July 24, 2007
Although regional opera companies fulfill an important role in the American musical landscape, too often their limited resources and ambition cause them to cut corners and deliver cheap, amateurish productions. This is especially true of companies that try to mount reduced versions of monumental grand operas. Tosca with a student string quintet, a chorus without tenors, an 80-year-old Tosca who also founded the company, an audience of fawning voice teachers in 1980s attired in pastel pantsuits — none of these is Tosca, at least not the opera that Puccini wrote.
That’s why Trinity Lyric Opera’s production of Aaron Copland’s The Tender Land in Castro Valley on July 14 was such a heartening development. In short, they nailed it. Every aspect of the production, the second offering of this young company, was professional. Trinity chose a piece suitable to its limited resources, paid a 34-piece orchestra of A- and B-list professional freelancers, and enforced rigorous standards in all aspects of its production.
Chief credit goes to Alan Thayer, the producer and driving (and presumably also financial) force behind TLO, and to John Kendall Bailey, an enterprising young conductor who is also a talented vocal bass. Bailey’s work as a singer undoubtedly allowed him to attract a stronger cast of his singer comrades than the company’s budget would otherwise allow. None of the principal singers (Valentina Osinski, Marnie Breckenridge, Brian Leerhuber, Wesley Rogers, and Kirk Eichelberger) would have been out of place in any large-budget opera house in this country.

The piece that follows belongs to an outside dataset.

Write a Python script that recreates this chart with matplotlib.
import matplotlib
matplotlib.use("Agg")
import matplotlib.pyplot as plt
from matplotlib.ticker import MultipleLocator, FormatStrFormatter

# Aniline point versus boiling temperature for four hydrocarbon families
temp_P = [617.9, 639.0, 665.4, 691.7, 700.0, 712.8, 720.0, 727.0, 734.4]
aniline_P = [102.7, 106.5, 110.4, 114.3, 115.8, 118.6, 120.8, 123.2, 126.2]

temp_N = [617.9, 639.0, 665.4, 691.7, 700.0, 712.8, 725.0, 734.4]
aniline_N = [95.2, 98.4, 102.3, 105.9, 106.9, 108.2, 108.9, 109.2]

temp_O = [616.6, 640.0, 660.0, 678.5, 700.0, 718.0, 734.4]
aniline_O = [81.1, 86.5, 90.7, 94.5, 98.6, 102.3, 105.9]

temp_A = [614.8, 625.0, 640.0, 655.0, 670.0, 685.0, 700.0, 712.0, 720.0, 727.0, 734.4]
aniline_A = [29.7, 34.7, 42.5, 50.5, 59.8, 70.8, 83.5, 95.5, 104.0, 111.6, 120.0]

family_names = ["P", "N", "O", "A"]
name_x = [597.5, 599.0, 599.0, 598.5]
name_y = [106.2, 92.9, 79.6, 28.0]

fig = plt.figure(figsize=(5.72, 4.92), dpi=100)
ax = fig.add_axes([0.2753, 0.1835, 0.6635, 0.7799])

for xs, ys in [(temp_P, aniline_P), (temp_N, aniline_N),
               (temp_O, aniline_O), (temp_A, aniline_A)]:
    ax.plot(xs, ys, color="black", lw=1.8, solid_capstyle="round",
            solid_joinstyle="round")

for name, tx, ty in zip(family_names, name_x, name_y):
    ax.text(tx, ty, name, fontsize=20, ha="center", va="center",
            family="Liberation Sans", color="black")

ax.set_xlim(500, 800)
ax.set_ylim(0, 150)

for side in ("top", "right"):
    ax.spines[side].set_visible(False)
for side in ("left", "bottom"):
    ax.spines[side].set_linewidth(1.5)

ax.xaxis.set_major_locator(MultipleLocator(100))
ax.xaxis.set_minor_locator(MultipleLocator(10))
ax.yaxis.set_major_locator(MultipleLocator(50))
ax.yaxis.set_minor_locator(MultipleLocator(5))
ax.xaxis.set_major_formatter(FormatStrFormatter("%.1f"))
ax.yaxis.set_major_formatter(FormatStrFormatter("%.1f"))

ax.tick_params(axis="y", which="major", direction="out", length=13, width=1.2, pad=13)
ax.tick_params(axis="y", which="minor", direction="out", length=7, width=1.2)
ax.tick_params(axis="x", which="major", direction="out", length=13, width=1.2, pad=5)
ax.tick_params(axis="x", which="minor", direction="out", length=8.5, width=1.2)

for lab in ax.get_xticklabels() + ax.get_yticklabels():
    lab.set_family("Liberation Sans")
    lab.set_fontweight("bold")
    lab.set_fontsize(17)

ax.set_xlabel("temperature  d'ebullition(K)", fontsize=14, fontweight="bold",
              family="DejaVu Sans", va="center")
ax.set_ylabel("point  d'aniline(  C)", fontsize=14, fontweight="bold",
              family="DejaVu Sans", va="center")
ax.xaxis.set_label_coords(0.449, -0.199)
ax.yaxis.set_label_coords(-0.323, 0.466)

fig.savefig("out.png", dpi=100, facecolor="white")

Most impressive was true bass Kirk Eichelberger, portraying Grandpa Moss. He possesses a truly magnificent instrument and fit the role to a T; his career should go far. Also notable was baritone Brian Leerhuber’s acting. He tackled the role of Top, a hobo stock character given crude and cheap jokes by librettist Horace Everett Leerhuber. I was less impressed with tenor Wesley Rogers, who struggled with his upper notes and did not possess the heft that Copland’s score demands. I have heard Rogers perform wonderfully with the American Bach Soloists in an entirely different genre, so I prefer to fault Copland’s often-gratuitous tenor writing.

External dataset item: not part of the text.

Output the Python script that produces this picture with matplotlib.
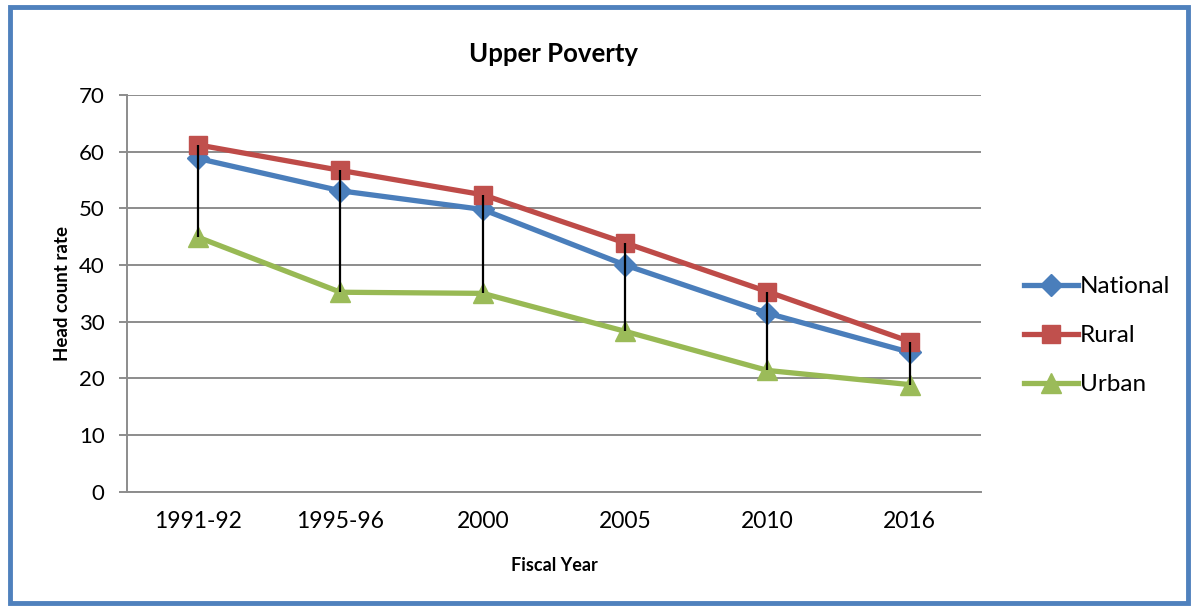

Corn as High as a Tenor’s Eye
The Tender Land itself can perhaps be described as Oklahoma! for snobs. Such a work demands traditional production values, and TLO’s sets, costumes, and staging could have been recycled from that almost contemporaneous musical theater work. One of the ironies in American musical history is that much of what we hear as “Western” music was developed from the compositional techniques of a gay Jew from Brooklyn.
Copland was an excellent craftsman, and his operatic writing plays to this strength better than his more-familiar symphonic works do. I found the libretto more cornball and full of cruel colloquialisms. Kudos to the singers and conductor for smoothing out the diction. I did not cringe at a single American r.
TLO’s program listed a significant grant from the Alameda County Arts Commission. After one similarly well-performed opera last year (Vaughan Williams’ Pilgrim’s Progress), the commission had seen enough to take a chance on an ambitious but capable organization. What a sad comparison is San Francisco, where the director of the Grants for the Arts/San Francisco Hotel Tax Fund (which provides up to 15 percent of the budgets of most San Francisco-based arts groups over long time spans) has told me it will not fund groups unless they’ve applied for more than five consecutive years (after becoming eligible by offering two seasons of programming), and rarely do so even then. Such a situation only prevents San Francisco audiences from hearing more work by ambitious young artists.
The Tender Land was the first event of any significance at the new performing arts center in Castro Valley, TLO having moved from the overpriced Dean Lesher Center in Walnut Creek. Architecturally, the 516-seat theater, which is located on the grounds of the local high school, is undistinguished, though it does not look cheap. The intimate space has a wide stage but little fly space, so it should prove ideal for dance companies. Unlike the pits in many new halls, its pit is not too deep.
Although this hall is a welcome addition to the Bay Area art scene, I question its location. It is a good 20-minute hike along a street with no streetlights and intermittent sidewalks from the Castro Valley BART station, and far away from a commercial district. There was not even a pedestrian entrance. I am sure county planners and civic leaders could have found a more accessible location across the street from the BART station or downtown (if Castro Valley has a downtown).
Trinity Lyric Opera is planning its next season. It has already evidenced a commitment to artistic integrity. I look forward to seeing what delights it has in store.